Your job is to retype all of the data word for word, leaving every image out.

## START

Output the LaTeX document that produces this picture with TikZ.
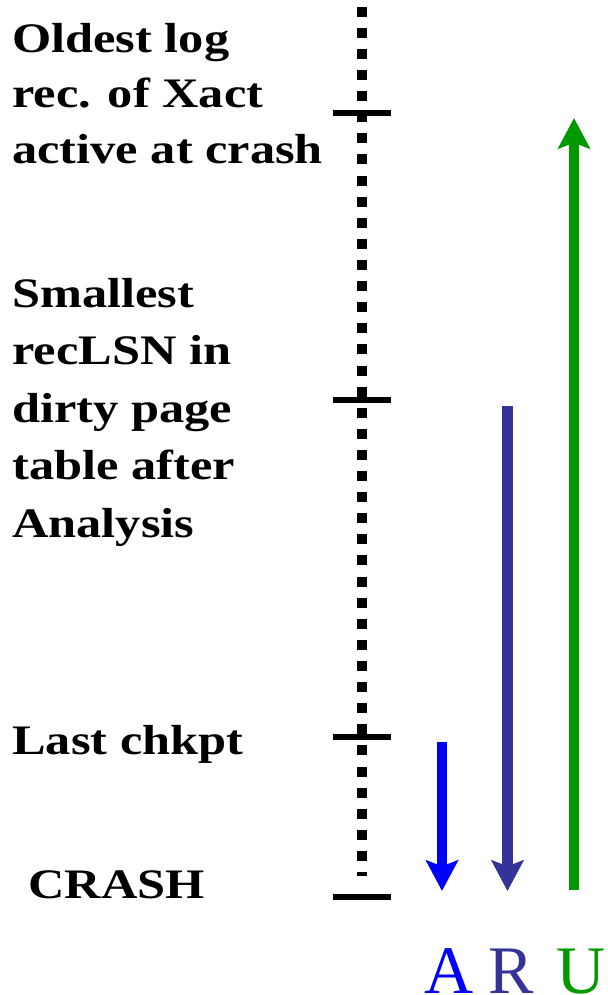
\documentclass[tikz,border=0pt]{standalone}
\usepackage{fontspec}
\setmainfont[FakeStretch=1.2]{Liberation Serif}
\newfontfamily\letterfont{Liberation Serif}
\usetikzlibrary{arrows.meta}
\definecolor{cA}{HTML}{0000FF}
\definecolor{cR}{HTML}{333399}
\definecolor{cU}{HTML}{009900}
\begin{document}
\begin{tikzpicture}[x=0.75pt,y=-0.75pt,
 lbl/.style={font=\fontsize{31.5}{42.4}\selectfont\bfseries, anchor=base west, inner sep=0pt, align=left},
 tickmark/.style={line width=4.2pt},
 timeline/.style={line width=7.8pt, dash pattern=on 7.5pt off 8.33pt},
 arr/.style={line width=7.8pt, -{Stealth[width=24pt,length=23pt,inset=4.5pt]}},
 letter/.style={font=\letterfont\fontsize{51}{51}\selectfont, anchor=base, inner sep=0pt}]
\useasboundingbox (0,0) rectangle (607,995);
% timeline
\coordinate (ltop) at (362,6.7);
\coordinate (lbot) at (362,876);
\draw[timeline] (ltop) -- (lbot);
% ticks
\coordinate (t1a) at (333,113);   \coordinate (t1b) at (391,113);
\coordinate (t2a) at (333,400);   \coordinate (t2b) at (391,400);
\coordinate (t3a) at (333,736.7); \coordinate (t3b) at (391,736.7);
\coordinate (t4a) at (333,896.8); \coordinate (t4b) at (391,896.8);
\draw[tickmark] (t1a) -- (t1b);
\draw[tickmark] (t2a) -- (t2b);
\draw[tickmark] (t3a) -- (t3b);
\draw[tickmark] (t4a) -- (t4b);
% labels (base anchor = baseline of the last line)
\node[lbl, font=\fontsize{31.5}{41.6}\selectfont\bfseries] (oldest) at (12,163) {Oldest log\\rec. of Xact\\active at crash};
\node[lbl, font=\fontsize{31.5}{43.1}\selectfont\bfseries] (smallest) at (12,537) {Smallest\\recLSN in\\dirty page\\table after\\Analysis};
\node[lbl] (chkpt) at (12,754) {Last chkpt};
\node[lbl] (crash) at (28,898) {CRASH};
% arrows
\coordinate (a1) at (442,742);   \coordinate (a2) at (442,891);
\coordinate (r1) at (507.5,406); \coordinate (r2) at (507.5,891);
\coordinate (u1) at (574,890);   \coordinate (u2) at (574,118);
\draw[arr,cA] (a1) -- (a2);
\draw[arr,cR] (r1) -- (r2);
\draw[arr,cU] (u1) -- (u2);
% letters
\node[letter,cA] (la) at (449,993) {A};
\node[letter,cR] (lr) at (511,993) {R};
\node[letter,cU] (lu) at (581,993) {U};
\end{tikzpicture}
\end{document}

## END

- Answer to the exercise:
Output the LaTeX document that produces this picture with TikZ.
\documentclass[tikz,border=0pt]{standalone}
\usepackage{fontspec}
\setmainfont[FakeStretch=1.2]{Liberation Serif}
\newfontfamily\letterfont{Liberation Serif}
\usetikzlibrary{arrows.meta}
\definecolor{cA}{HTML}{0000FF}
\definecolor{cR}{HTML}{333399}
\definecolor{cU}{HTML}{009900}
\begin{document}
\begin{tikzpicture}[x=0.75pt,y=-0.75pt,
 lbl/.style={font=\fontsize{31.5}{42.4}\selectfont\bfseries, anchor=base west, inner sep=0pt, align=left},
 tickmark/.style={line width=4.2pt},
 timeline/.style={line width=7.8pt, dash pattern=on 7.5pt off 8.33pt},
 arr/.style={line width=7.8pt, -{Stealth[width=24pt,length=23pt,inset=4.5pt]}},
 letter/.style={font=\letterfont\fontsize{51}{51}\selectfont, anchor=base, inner sep=0pt}]
\useasboundingbox (0,0) rectangle (607,995);
% timeline
\coordinate (ltop) at (362,6.7);
\coordinate (lbot) at (362,876);
\draw[timeline] (ltop) -- (lbot);
% ticks
\coordinate (t1a) at (333,113);   \coordinate (t1b) at (391,113);
\coordinate (t2a) at (333,400);   \coordinate (t2b) at (391,400);
\coordinate (t3a) at (333,736.7); \coordinate (t3b) at (391,736.7);
\coordinate (t4a) at (333,896.8); \coordinate (t4b) at (391,896.8);
\draw[tickmark] (t1a) -- (t1b);
\draw[tickmark] (t2a) -- (t2b);
\draw[tickmark] (t3a) -- (t3b);
\draw[tickmark] (t4a) -- (t4b);
% labels (base anchor = baseline of the last line)
\node[lbl, font=\fontsize{31.5}{41.6}\selectfont\bfseries] (oldest) at (12,163) {Oldest log\\rec. of Xact\\active at crash};
\node[lbl, font=\fontsize{31.5}{43.1}\selectfont\bfseries] (smallest) at (12,537) {Smallest\\recLSN in\\dirty page\\table after\\Analysis};
\node[lbl] (chkpt) at (12,754) {Last chkpt};
\node[lbl] (crash) at (28,898) {CRASH};
% arrows
\coordinate (a1) at (442,742);   \coordinate (a2) at (442,891);
\coordinate (r1) at (507.5,406); \coordinate (r2) at (507.5,891);
\coordinate (u1) at (574,890);   \coordinate (u2) at (574,118);
\draw[arr,cA] (a1) -- (a2);
\draw[arr,cR] (r1) -- (r2);
\draw[arr,cU] (u1) -- (u2);
% letters
\node[letter,cA] (la) at (449,993) {A};
\node[letter,cR] (lr) at (511,993) {R};
\node[letter,cU] (lu) at (581,993) {U};
\end{tikzpicture}
\end{document}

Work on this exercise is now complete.